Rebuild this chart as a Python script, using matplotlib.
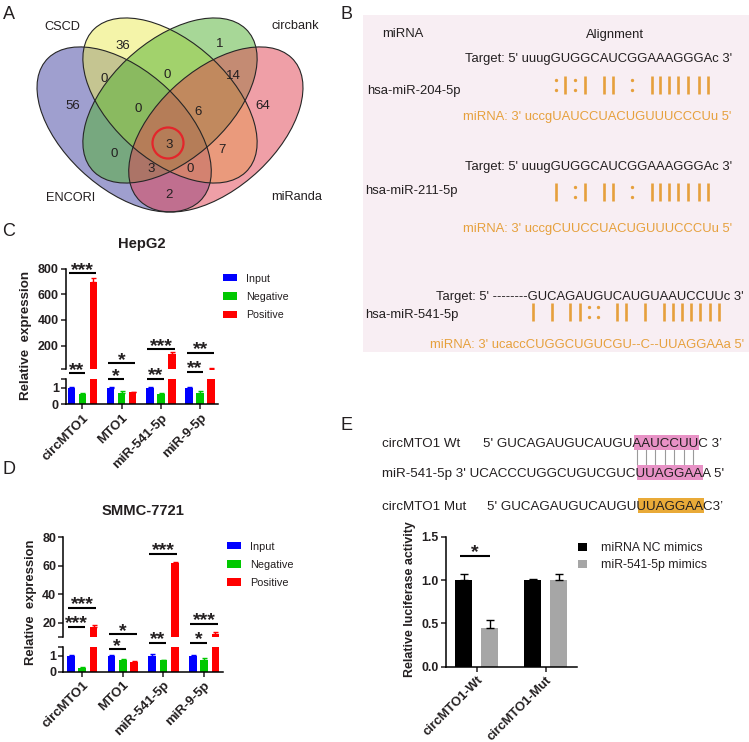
import numpy as np
import matplotlib
matplotlib.use('Agg')
import matplotlib.pyplot as plt
from matplotlib.patches import Ellipse, Rectangle, Circle
from matplotlib.font_manager import FontProperties
from matplotlib.transforms import blended_transform_factory

plt.rcParams['font.family'] = ['Liberation Sans', 'DejaVu Sans']

W, H = 749, 742

# ---- panel A: venn counts ----
venn_names = ['ENCORI', 'CSCD', 'circbank', 'miRanda']
venn_regions = ['1000', '0100', '0010', '0001', '1100', '0110', '0011', '1110',
                '0111', '1010', '1111', '0101', '1011', '1101', '1001']
venn_counts = [56, 36, 1, 64, 0, 0, 14, 0, 6, 0, 3, 7, 3, 0, 2]

# ---- panel B: alignments ----
b_mirnas = ['hsa-miR-204-5p', 'hsa-miR-211-5p', 'hsa-miR-541-5p']
b_targets = ['uuugGUGGCAUCGGAAAGGGAc', 'uuugGUGGCAUCGGAAAGGGAc',
             '--------GUCAGAUGUCAUGUAAUCCUUc']
b_seqs = ['uccgUAUCCUACUGUUUCCCUu', 'uccgCUUCCUACUGUUUCCCUu',
          'ucaccCUGGCUGUCGU--C--UUAGGAAa']
b_pairs = ['    :|:| || : ||||||| ', '    | :| || : ||||||| ',
           '        | | ||:: || | ||||||| ']

# ---- panels C / D: RIP qPCR ----
genes = ['circMTO1', 'MTO1', 'miR-541-5p', 'miR-9-5p']
rip_groups = ['Input', 'Negative', 'Positive']

hep_input = [1.0, 1.0, 1.0, 1.0]
hep_input_err = [0.05, 0.05, 0.06, 0.03]
hep_negative = [0.6, 0.7, 0.6, 0.68]
hep_negative_err = [0.06, 0.08, 0.1, 0.1]
hep_positive = [698, 0.72, 135, 22]
hep_positive_err = [25, 0.04, 15, 4]

smmc_input = [1.0, 1.0, 1.0, 1.0]
smmc_input_err = [0.03, 0.05, 0.08, 0.03]
smmc_negative = [0.25, 0.7, 0.7, 0.75]
smmc_negative_err = [0.03, 0.08, 0.06, 0.08]
smmc_positive = [17, 0.62, 62, 11.8]
smmc_positive_err = [1.2, 0.05, 0.8, 1.4]

hep_sig = [(0, 1, '**'), (0, 2, '***'), (1, 1, '*'), (1, 2, '*'),
           (2, 1, '**'), (2, 2, '***'), (3, 1, '**'), (3, 2, '**')]
smmc_sig = [(0, 1, '***'), (0, 2, '***'), (1, 1, '*'), (1, 2, '*'),
            (2, 1, '**'), (2, 2, '***'), (3, 1, '*'), (3, 2, '***')]

# ---- panel E: luciferase ----
luc_groups = ['circMTO1-Wt', 'circMTO1-Mut']
luc_series = ['miRNA NC mimics', 'miR-541-5p mimics']
luc_nc = [1.0, 1.0]
luc_nc_err = [0.065, 0.015]
luc_mimic = [0.45, 1.0]
luc_mimic_err = [0.085, 0.065]
e_wt_seq = 'GUCAGAUGUCAUGUAAUCCUUC'
e_mir_seq = 'UCACCCUGGCUGUCGUCUUAGGAAA'
e_mut_seq = 'GUCAGAUGUCAUGUUUAGGAAC'

ink = '#231F20'
orange = '#E6A03C'
bar_colors = ['#0000FF', '#00C800', '#FF0000']
bar_w = 0.19
bar_off = [-0.28, 0.0, 0.28]
star_size = 14

fig = plt.figure(figsize=(W / 100, H / 100), dpi=100)
renderer = fig.canvas.get_renderer()


def px_axes(x0, y0, x1, y1, **kw):
    return fig.add_axes([x0 / W, 1 - y1 / H, (x1 - x0) / W, (y1 - y0) / H], **kw)


def tw(s, size):
    fp = FontProperties(family=['Liberation Sans', 'DejaVu Sans'], size=size)
    return renderer.get_text_width_height_descent(s, fp, ismath=False)[0]


ov = px_axes(0, 0, W, H, zorder=5)
ov.set_xlim(0, W)
ov.set_ylim(H, 0)
ov.axis('off')
ov.patch.set_visible(False)


def put(x, y, s, size, ha='left', weight='normal', color=ink, **kw):
    # y = visual centre of the capitals
    base = y + 0.36 * size * 100 / 72
    return ov.text(x, base, s, fontsize=size, ha=ha, va='baseline',
                   fontweight=weight, color=color, **kw)


# panel letters
for lab, x, y in [('A', 9, 12.5), ('B', 347, 12.5), ('C', 9, 230), ('D', 8.5, 467.5), ('E', 346.5, 424)]:
    put(x, y, lab, 13, ha='center')

# ================= A: venn =================
va = px_axes(10, 5, 330, 230)
va.set_xlim(-0.0234, 1.0234)
va.set_ylim(0.1228, 0.8998)
va.axis('off')
ell = [(0.35, 0.47, 135), (0.50, 0.57, 135), (0.50, 0.57, 45), (0.65, 0.47, 45)]
venn_colors = ['#4141A1', '#EBEB55', '#51B131', '#E14151']
for (x, y, ang), c in zip(ell, venn_colors):
    va.add_patch(Ellipse((x, y), 0.7, 0.4, angle=ang, facecolor=c, alpha=0.5, edgecolor='none'))
for (x, y, ang) in ell:
    va.add_patch(Ellipse((x, y), 0.7, 0.4, angle=ang, facecolor='none', edgecolor='#262626', lw=0.8))

venn_xy = [(73, 104), (123, 44), (220, 42), (263, 104), (104, 77), (167, 73), (233, 74),
           (138, 107), (198, 110), (114, 152), (169, 143), (222, 148), (151, 167), (190, 167), (169, 193)]
for n, (x, y) in zip(venn_counts, venn_xy):
    put(x, y, str(n), 9.5, ha='center')
for name, (x, y) in zip(venn_names, [(70.7, 196), (62, 25), (295.8, 24), (296.7, 195)]):
    put(x, y, name, 9.2, ha='center')
ov.add_patch(Circle((168, 143), 15.5, fill=False, edgecolor='#E3262B', lw=1.6))

# ================= B: alignments =================
ov.add_patch(Rectangle((363, 15), W - 363, 337, facecolor='#F8EEF3', edgecolor='none', zorder=0))
put(403, 32, 'miRNA', 9.4, ha='center')
put(615, 33, 'Alignment', 9.4, ha='center')
b_target_x = [465, 465, 436]
b_target_y = [57, 165, 295]
b_name_x = [367, 365, 365]
b_name_y = [89, 189, 313]
b_seq_x = [463, 463, 430]
b_seq_y = [115, 227, 343]
b_mark_y = [85, 192, 312]
pre = "Target: 5' "
for k in range(3):
    t = b_targets[k]
    put(b_target_x[k], b_target_y[k], pre + t + " 3'", 9.4)
    put(b_name_x[k], b_name_y[k], b_mirnas[k], 9.4)
    put(b_seq_x[k], b_seq_y[k], "miRNA: 3' " + b_seqs[k] + " 5'", 9.4, color=orange)
    for i, m in enumerate(b_pairs[k]):
        if m == ' ':
            continue
        xc = b_target_x[k] + tw(pre + t[:i + 1], 9.4) - tw(t[i], 9.4) / 2
        ym = b_mark_y[k]
        if m == '|':
            ov.plot([xc, xc], [ym - 9, ym + 9], color=orange, lw=1.9, solid_capstyle='butt')
        else:
            ov.plot([xc, xc], [ym - 5, ym + 5], ls='none', marker='o', ms=2.4,
                    color=orange, mec='none')


# ================= C / D: broken-axis bars =================
def broken_bars(box_top, box_bot, top_lim, top_ticks, bot_lim, xlim, series, errs):
    ax_t = px_axes(*box_top)
    ax_b = px_axes(*box_bot)
    x = np.arange(len(genes))
    for ax in (ax_t, ax_b):
        for k in range(3):
            xs = x + bar_off[k]
            ax.bar(xs, series[k], width=bar_w, color=bar_colors[k], zorder=2)
            ax.errorbar(xs, series[k], yerr=[np.zeros(len(xs)), errs[k]], fmt='none',
                        ecolor=bar_colors[k], elinewidth=1, capsize=1.8, capthick=1, zorder=3)
        ax.set_xlim(*xlim)
        ax.patch.set_visible(False)
        for s in ('top', 'right'):
            ax.spines[s].set_visible(False)
        ax.spines['left'].set_linewidth(1.1)
        ax.tick_params(axis='y', length=3.5, width=1.1, pad=1.5, colors=ink)
    ax_t.spines['bottom'].set_visible(False)
    ax_t.set_xticks([])
    ax_t.set_ylim(*top_lim)
    ax_t.set_yticks([top_lim[0]] + top_ticks)
    ax_t.set_yticklabels([''] + [str(v) for v in top_ticks], fontweight='bold', fontsize=9)
    ax_b.set_ylim(*bot_lim)
    ax_b.set_yticks([0, 1, bot_lim[1]])
    ax_b.set_yticklabels(['0', '1', ''], fontweight='bold', fontsize=9)
    ax_b.spines['bottom'].set_linewidth(1.1)
    ax_b.set_xticks(x)
    ax_b.set_xticklabels(genes, rotation=45, ha='right', va='top', rotation_mode='anchor',
                         fontweight='bold', fontsize=9.5)
    ax_b.tick_params(axis='x', length=3.5, width=1.1, pad=2, colors=ink)
    return ax_t, ax_b


def brackets(ax, sig, sig_y):
    tr = blended_transform_factory(ax.transData, ov.transData)
    for (g, k, lab), y in zip(sig, sig_y):
        x1 = g + bar_off[0] - bar_w * 0.35
        x2 = g + bar_off[k] + bar_w * 0.35
        ov.plot([x1, x2], [y, y], color='black', lw=1.5, transform=tr,
                solid_capstyle='butt', clip_on=False)
        ov.text((x1 + x2) / 2, y + 1.5, lab, transform=tr, ha='center', va='baseline',
                fontsize=star_size, fontweight='bold', color=ink, clip_on=False)


def legend_block(x, ys, w, h, colors, labels, size, gap=8.5):
    for y, c, lab in zip(ys, colors, labels):
        ov.add_patch(Rectangle((x, y - h / 2), w, h, facecolor=c, edgecolor='none'))
        put(x + w + gap, y, lab, size)


# C: HepG2
hep_t, hep_b = broken_bars((65.7, 268.6, 218.3, 369.3), (65.7, 379, 218.3, 404.3),
                           (16, 800), [200, 400, 600, 800], (0, 1.52), (-0.422, 3.46),
                           [hep_input, hep_negative, hep_positive],
                           [hep_input_err, hep_negative_err, hep_positive_err])
brackets(hep_b, hep_sig, [373.3, 273.3, 379.3, 363.3, 378.7, 349.3, 372, 352.7])
put(142, 243, 'HepG2', 10.6, ha='center', weight='bold')
ov.text(26, 335, 'Relative  expression', rotation=90, ha='center', va='center',
        fontsize=9.6, fontweight='bold', color=ink)
legend_block(222.7, [277.7, 296, 314.3], 14.6, 7.2, bar_colors, rip_groups, 7.7)

# D: SMMC-7721
smmc_t, smmc_b = broken_bars((63.3, 537.3, 222.7, 636.7), (63.3, 647, 222.7, 671.7),
                             (10.2, 80), [20, 40, 60, 80], (0, 1.54), (-0.466, 3.46),
                             [smmc_input, smmc_negative, smmc_positive],
                             [smmc_input_err, smmc_negative_err, smmc_positive_err])
brackets(smmc_b, smmc_sig, [626.7, 607.7, 649.3, 634.3, 642.7, 553.7, 642.7, 623.7])
put(142.7, 510, 'SMMC-7721', 10.6, ha='center', weight='bold')
ov.text(31.3, 602.5, 'Relative  expression', rotation=90, ha='center', va='center',
        fontsize=9.4, fontweight='bold', color=ink)
legend_block(226.7, [545.7, 564, 582], 14.6, 7.2, bar_colors, rip_groups, 7.8)

# ================= E: sequences + luciferase =================
es = 9.6
hl_pink = '#E892C6'
hl_orange = '#E9AA38'


def seq_line(x0, y, pre_s, seq, post_s, a, b, hl):
    x_a = x0 + tw(pre_s + seq[:a], es) + 1.2
    x_b = x0 + tw(pre_s + seq[:b], es) + 1.2
    ov.add_patch(Rectangle((x_a, y - 7), x_b - x_a, 14.5, facecolor=hl, edgecolor='none', zorder=1))
    put(x0, y, pre_s + seq + post_s, es, zorder=2)
    return [x0 + tw(pre_s + seq[:i + 1], es) - tw(seq[i], es) / 2 for i in range(a, b)]


put(382, 442, 'circMTO1 Wt', es)
wt_centres = seq_line(483, 442, "5' ", e_wt_seq, " 3\u2019", 14, 21, hl_pink)
seq_line(382, 472, "miR-541-5p 3' ", e_mir_seq, " 5'", 17, 24, hl_pink)
put(382, 505, 'circMTO1 Mut', es)
seq_line(487, 505, "5' ", e_mut_seq, "3\u2019", 14, 21, hl_orange)
for xc in wt_centres:
    ov.plot([xc, xc], [450, 463.5], color='#9A9A9A', lw=0.8)

ax_e = px_axes(446, 536.7, 576.7, 666.7)
xe = np.arange(len(luc_groups))
luc_off = [-0.19, 0.187]
ax_e.bar(xe + luc_off[0], luc_nc, width=0.246, color='black', zorder=2)
ax_e.errorbar(xe + luc_off[0], luc_nc, yerr=[np.zeros(2), luc_nc_err], fmt='none',
              ecolor='black', elinewidth=1, capsize=3, capthick=1, zorder=3)
ax_e.bar(xe + luc_off[1], luc_mimic, width=0.246, color='#A6A6A6', zorder=2)
ax_e.errorbar(xe + luc_off[1], luc_mimic, yerr=[np.zeros(2), luc_mimic_err], fmt='none',
              ecolor='black', elinewidth=1, capsize=3, capthick=1, zorder=3)
ax_e.set_xlim(-0.445, 1.449)
ax_e.set_ylim(0, 1.5)
ax_e.set_yticks([0, 0.5, 1.0, 1.5])
ax_e.set_yticklabels(['0.0', '0.5', '1.0', '1.5'], fontweight='bold', fontsize=8.8)
ax_e.set_xticks(xe)
ax_e.set_xticklabels(luc_groups, rotation=45, ha='right', va='top', rotation_mode='anchor',
                     fontweight='bold', fontsize=9.3)
ax_e.patch.set_visible(False)
for s in ('top', 'right'):
    ax_e.spines[s].set_visible(False)
for s in ('left', 'bottom'):
    ax_e.spines[s].set_linewidth(1.1)
ax_e.tick_params(length=3.5, width=1.1, pad=2, colors=ink)

tr_e = blended_transform_factory(ax_e.transData, ov.transData)
ov.plot([luc_off[0] - 0.05, luc_off[1]], [555.7, 555.7], color='black', lw=1.5,
        transform=tr_e, solid_capstyle='butt', clip_on=False)
ov.text((luc_off[0] - 0.05 + luc_off[1]) / 2, 557.2, '*', transform=tr_e, ha='center',
        va='baseline', fontsize=star_size, fontweight='bold', color=ink)
ov.text(410, 599, 'Relative luciferase activity', rotation=90, ha='center', va='center',
        fontsize=8.9, fontweight='bold', color=ink)
legend_block(578.3, [546.7, 564], 8.4, 8.4, ['black', '#A6A6A6'], luc_series, 8.8, gap=14)

fig.savefig('out.png', dpi=100, facecolor='white')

PROBLEM DESCRIPTION » Go from the first line of the data above to the line containing "W, H = 749, 742" and retype exactly those lines, both included, but none of the pictures.

SOLUTION »
Rebuild this chart as a Python script, using matplotlib.
import numpy as np
import matplotlib
matplotlib.use('Agg')
import matplotlib.pyplot as plt
from matplotlib.patches import Ellipse, Rectangle, Circle
from matplotlib.font_manager import FontProperties
from matplotlib.transforms import blended_transform_factory

plt.rcParams['font.family'] = ['Liberation Sans', 'DejaVu Sans']

W, H = 749, 742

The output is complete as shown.